TO DO: Exclude the pictures and reproduce the remaining data exactly as written.

* * * * *

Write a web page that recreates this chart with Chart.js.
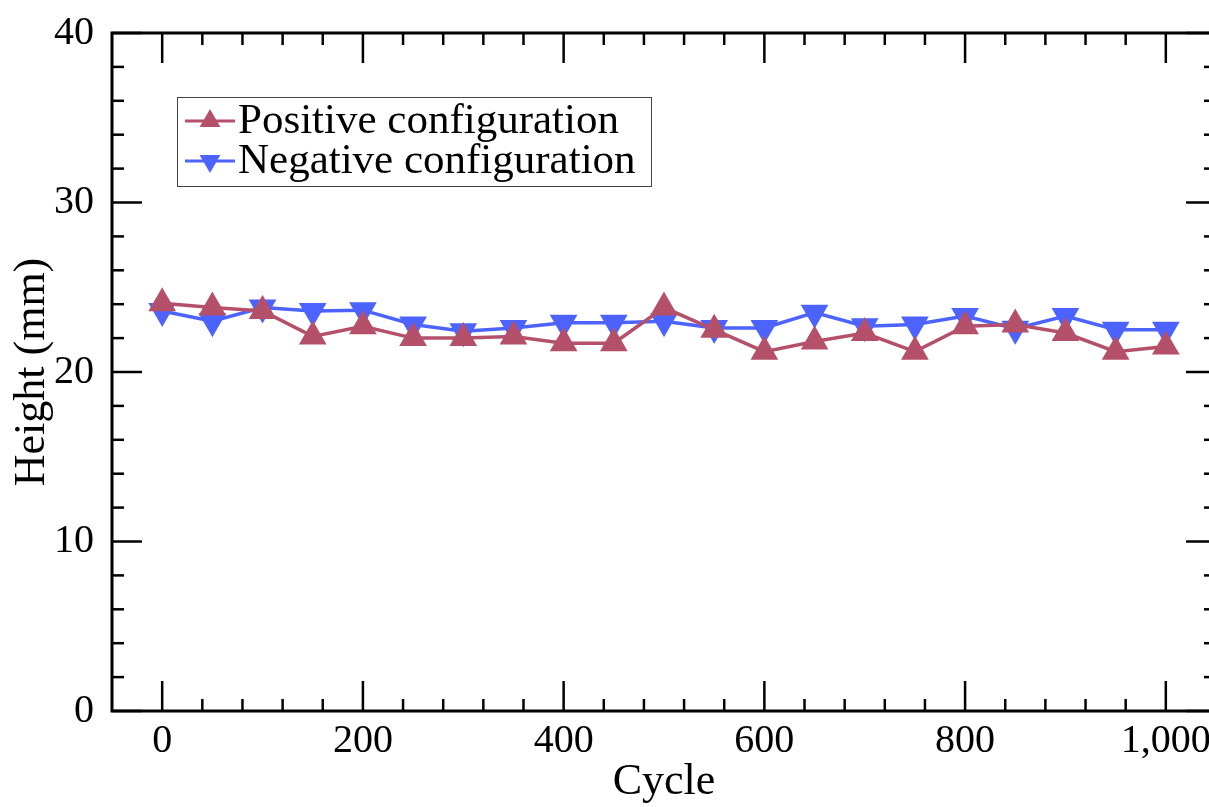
<!DOCTYPE html>
<html>
<head>
<meta charset="utf-8">
<script src="https://cdn.jsdelivr.net/npm/chart.js@4/dist/chart.umd.min.js"></script>
<style>
    html, body { margin: 0; padding: 0; background: #fff; overflow: hidden; }
    #wrap { position: relative; width: 1240px; height: 807px; }
</style>
</head>
<body>
<div id="wrap"><canvas id="chart" width="1240" height="807"></canvas></div>
<script>
// ─── DATA ──────────────────────────────────────────────────
const cycles = [0, 50, 100, 150, 200, 250, 300, 350, 400, 450, 500,
                550, 600, 650, 700, 750, 800, 850, 900, 950, 1000];
const positiveHeight = [24.05, 23.8, 23.6, 22.1, 22.7, 22.0, 22.0, 22.1, 21.7, 21.7, 23.8,
                        22.5, 21.2, 21.8, 22.3, 21.2, 22.7, 22.8, 22.3, 21.2, 21.5];
const negativeHeight = [23.6, 23.0, 23.8, 23.6, 23.65, 22.8, 22.4, 22.6, 22.9, 22.9, 23.0,
                        22.6, 22.6, 23.5, 22.7, 22.8, 23.3, 22.55, 23.3, 22.5, 22.5];
const xMajorTicks = [0, 200, 400, 600, 800, 1000];
const yMajorTicks = [0, 10, 20, 30, 40];

const FONT = "'Liberation Serif', 'DejaVu Serif', serif";
const RED = "#b5506a";
const BLUE = "#4c63ff";

// ─── FRAME + INWARD TICKS ─────────────────────────────────
const frameTicks = {
    id: "frameTicks",
    afterDraw(chart) {
        const { ctx, chartArea: a, scales: { x, y } } = chart;
        const line = (x1, y1, x2, y2) => {
            ctx.beginPath(); ctx.moveTo(x1, y1); ctx.lineTo(x2, y2); ctx.stroke();
        };
        ctx.save();
        ctx.strokeStyle = "#000";
        ctx.lineWidth = 2.5;
        for (let v = 0; v <= 1000; v += 40) {
            const px = x.getPixelForValue(v);
            const len = xMajorTicks.includes(v) ? 30 : 12;
            line(px, a.bottom, px, a.bottom - len);
            line(px, a.top, px, a.top + len);
        }
        for (let v = 0; v <= 40; v += 2) {
            const py = y.getPixelForValue(v);
            const len = yMajorTicks.includes(v) ? 30 : 12;
            line(a.left, py, a.left + len, py);
            line(a.right, py, a.right - len, py);
        }
        ctx.lineWidth = 3;
        ctx.strokeRect(a.left, a.top, a.right - a.left, a.bottom - a.top);
        ctx.restore();
    },
};

// ─── LEGEND BOX ───────────────────────────────────────────
const boxLegend = {
    id: "boxLegend",
    afterDraw(chart) {
        const { ctx } = chart;
        const box = { left: 177, top: 97, width: 474, height: 89 };
        ctx.save();
        ctx.fillStyle = "#fff";
        ctx.fillRect(box.left, box.top, box.width, box.height);
        ctx.strokeStyle = "#444";
        ctx.lineWidth = 1;
        ctx.strokeRect(box.left + 0.5, box.top + 0.5, box.width, box.height);
        ctx.font = "43px " + FONT;
        ctx.textBaseline = "middle";
        chart.data.datasets.forEach((ds, i) => {
            const cy = box.top + 24 + i * 40;
            ctx.strokeStyle = ds.borderColor;
            ctx.lineWidth = 3;
            ctx.beginPath(); ctx.moveTo(185, cy); ctx.lineTo(235, cy); ctx.stroke();
            ctx.fillStyle = ds.pointBackgroundColor;
            Chart.helpers.drawPoint(ctx, {
                pointStyle: "triangle", radius: 12, rotation: ds.pointRotation, borderWidth: 0,
            }, 210, cy);
            ctx.fillStyle = "#000";
            ctx.fillText(ds.label, 238, cy + 1);
        });
        ctx.restore();
    },
};

const tickFont = { family: FONT, size: 40 };
const titleFont = { family: FONT, size: 44 };

new Chart(document.getElementById("chart"), {
    type: "line",
    data: {
        datasets: [
            {
                label: "Positive configuration",
                data: cycles.map((c, i) => ({ x: c, y: positiveHeight[i] })),
                borderColor: RED,
                backgroundColor: RED,
                pointBackgroundColor: RED,
                pointBorderColor: RED,
                borderWidth: 3.5,
                pointStyle: "triangle",
                pointRadius: 12.5,
                pointRotation: 0,
                tension: 0,
            },
            {
                label: "Negative configuration",
                data: cycles.map((c, i) => ({ x: c, y: negativeHeight[i] })),
                borderColor: BLUE,
                backgroundColor: BLUE,
                pointBackgroundColor: BLUE,
                pointBorderColor: BLUE,
                borderWidth: 3.5,
                pointStyle: "triangle",
                pointRadius: 12.5,
                pointRotation: 180,
                tension: 0,
            },
        ],
    },
    options: {
        responsive: false,
        animation: false,
        devicePixelRatio: 1,
        layout: { padding: { top: 33, right: 24, left: 0, bottom: 0 } },
        plugins: { legend: { display: false }, tooltip: { enabled: false } },
        scales: {
            x: {
                type: "linear",
                min: -50,
                max: 1050,
                afterBuildTicks: s => { s.ticks = xMajorTicks.map(v => ({ value: v })); },
                afterFit: s => { s.height = 96; s.paddingLeft = 0; s.paddingRight = 0; },
                grid: { display: false, drawTicks: false },
                border: { display: false },
                ticks: {
                    font: tickFont, color: "#000", padding: 6, maxRotation: 0,
                    callback: v => v.toLocaleString("en-US"),
                },
                title: { display: true, text: "Cycle", font: titleFont, color: "#000", padding: { top: 0, bottom: -2 } },
            },
            y: {
                min: 0,
                max: 40,
                afterBuildTicks: s => { s.ticks = yMajorTicks.map(v => ({ value: v })); },
                afterFit: s => { s.width = 112; s.paddingTop = 0; s.paddingBottom = 0; },
                grid: { display: false, drawTicks: false },
                border: { display: false },
                ticks: { font: tickFont, color: "#000", padding: 18 },
                title: { display: true, text: "Height (mm)", font: titleFont, color: "#000", padding: { top: 6, bottom: 0 } },
            },
        },
    },
    plugins: [frameTicks, boxLegend],
});
</script>
</body>
</html>
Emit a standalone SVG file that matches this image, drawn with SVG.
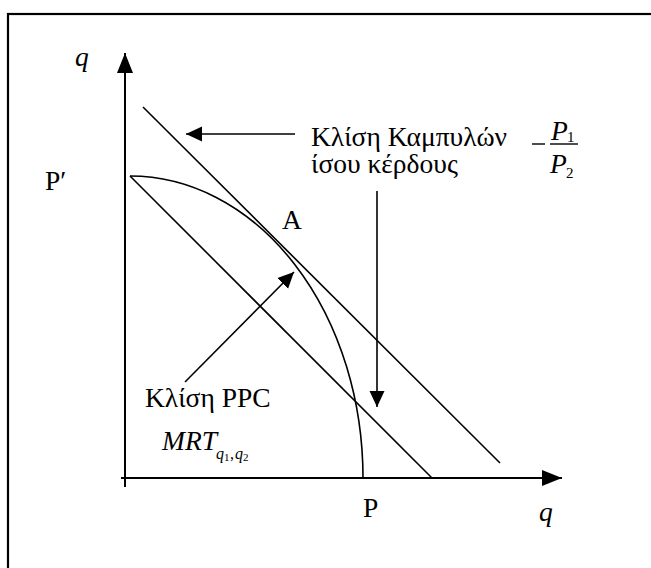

* * * * *

FINAL RESULT:
Write a web page that recreates this chart with Chart.js.
<!DOCTYPE html>
<html>
<head>
<meta charset="utf-8">
<script src="https://cdn.jsdelivr.net/npm/chart.js@4/dist/chart.umd.min.js"></script>
<style>
    html, body { margin: 0; padding: 0; background: #fff; overflow: hidden; }
    #wrap { position: relative; width: 1240px; height: 807px; }
</style>
</head>
<body>
<div id="wrap"><canvas id="chart" width="1240" height="807"></canvas></div>
<script>
// ─── DATA ──────────────────────────────────────────────────
const cycles = [0, 50, 100, 150, 200, 250, 300, 350, 400, 450, 500,
                550, 600, 650, 700, 750, 800, 850, 900, 950, 1000];
const positiveHeight = [24.05, 23.8, 23.6, 22.1, 22.7, 22.0, 22.0, 22.1, 21.7, 21.7, 23.8,
                        22.5, 21.2, 21.8, 22.3, 21.2, 22.7, 22.8, 22.3, 21.2, 21.5];
const negativeHeight = [23.6, 23.0, 23.8, 23.6, 23.65, 22.8, 22.4, 22.6, 22.9, 22.9, 23.0,
                        22.6, 22.6, 23.5, 22.7, 22.8, 23.3, 22.55, 23.3, 22.5, 22.5];
const xMajorTicks = [0, 200, 400, 600, 800, 1000];
const yMajorTicks = [0, 10, 20, 30, 40];

const FONT = "'Liberation Serif', 'DejaVu Serif', serif";
const RED = "#b5506a";
const BLUE = "#4c63ff";

// ─── FRAME + INWARD TICKS ─────────────────────────────────
const frameTicks = {
    id: "frameTicks",
    afterDraw(chart) {
        const { ctx, chartArea: a, scales: { x, y } } = chart;
        const line = (x1, y1, x2, y2) => {
            ctx.beginPath(); ctx.moveTo(x1, y1); ctx.lineTo(x2, y2); ctx.stroke();
        };
        ctx.save();
        ctx.strokeStyle = "#000";
        ctx.lineWidth = 2.5;
        for (let v = 0; v <= 1000; v += 40) {
            const px = x.getPixelForValue(v);
            const len = xMajorTicks.includes(v) ? 30 : 12;
            line(px, a.bottom, px, a.bottom - len);
            line(px, a.top, px, a.top + len);
        }
        for (let v = 0; v <= 40; v += 2) {
            const py = y.getPixelForValue(v);
            const len = yMajorTicks.includes(v) ? 30 : 12;
            line(a.left, py, a.left + len, py);
            line(a.right, py, a.right - len, py);
        }
        ctx.lineWidth = 3;
        ctx.strokeRect(a.left, a.top, a.right - a.left, a.bottom - a.top);
        ctx.restore();
    },
};

// ─── LEGEND BOX ───────────────────────────────────────────
const boxLegend = {
    id: "boxLegend",
    afterDraw(chart) {
        const { ctx } = chart;
        const box = { left: 177, top: 97, width: 474, height: 89 };
        ctx.save();
        ctx.fillStyle = "#fff";
        ctx.fillRect(box.left, box.top, box.width, box.height);
        ctx.strokeStyle = "#444";
        ctx.lineWidth = 1;
        ctx.strokeRect(box.left + 0.5, box.top + 0.5, box.width, box.height);
        ctx.font = "43px " + FONT;
        ctx.textBaseline = "middle";
        chart.data.datasets.forEach((ds, i) => {
            const cy = box.top + 24 + i * 40;
            ctx.strokeStyle = ds.borderColor;
            ctx.lineWidth = 3;
            ctx.beginPath(); ctx.moveTo(185, cy); ctx.lineTo(235, cy); ctx.stroke();
            ctx.fillStyle = ds.pointBackgroundColor;
            Chart.helpers.drawPoint(ctx, {
                pointStyle: "triangle", radius: 12, rotation: ds.pointRotation, borderWidth: 0,
            }, 210, cy);
            ctx.fillStyle = "#000";
            ctx.fillText(ds.label, 238, cy + 1);
        });
        ctx.restore();
    },
};

const tickFont = { family: FONT, size: 40 };
const titleFont = { family: FONT, size: 44 };

new Chart(document.getElementById("chart"), {
    type: "line",
    data: {
        datasets: [
            {
                label: "Positive configuration",
                data: cycles.map((c, i) => ({ x: c, y: positiveHeight[i] })),
                borderColor: RED,
                backgroundColor: RED,
                pointBackgroundColor: RED,
                pointBorderColor: RED,
                borderWidth: 3.5,
                pointStyle: "triangle",
                pointRadius: 12.5,
                pointRotation: 0,
                tension: 0,
            },
            {
                label: "Negative configuration",
                data: cycles.map((c, i) => ({ x: c, y: negativeHeight[i] })),
                borderColor: BLUE,
                backgroundColor: BLUE,
                pointBackgroundColor: BLUE,
                pointBorderColor: BLUE,
                borderWidth: 3.5,
                pointStyle: "triangle",
                pointRadius: 12.5,
                pointRotation: 180,
                tension: 0,
            },
        ],
    },
    options: {
        responsive: false,
        animation: false,
        devicePixelRatio: 1,
        layout: { padding: { top: 33, right: 24, left: 0, bottom: 0 } },
        plugins: { legend: { display: false }, tooltip: { enabled: false } },
        scales: {
            x: {
                type: "linear",
                min: -50,
                max: 1050,
                afterBuildTicks: s => { s.ticks = xMajorTicks.map(v => ({ value: v })); },
                afterFit: s => { s.height = 96; s.paddingLeft = 0; s.paddingRight = 0; },
                grid: { display: false, drawTicks: false },
                border: { display: false },
                ticks: {
                    font: tickFont, color: "#000", padding: 6, maxRotation: 0,
                    callback: v => v.toLocaleString("en-US"),
                },
                title: { display: true, text: "Cycle", font: titleFont, color: "#000", padding: { top: 0, bottom: -2 } },
            },
            y: {
                min: 0,
                max: 40,
                afterBuildTicks: s => { s.ticks = yMajorTicks.map(v => ({ value: v })); },
                afterFit: s => { s.width = 112; s.paddingTop = 0; s.paddingBottom = 0; },
                grid: { display: false, drawTicks: false },
                border: { display: false },
                ticks: { font: tickFont, color: "#000", padding: 18 },
                title: { display: true, text: "Height (mm)", font: titleFont, color: "#000", padding: { top: 6, bottom: 0 } },
            },
        },
    },
    plugins: [frameTicks, boxLegend],
});
</script>
</body>
</html>
Emit a standalone SVG file that matches this image, drawn with SVG.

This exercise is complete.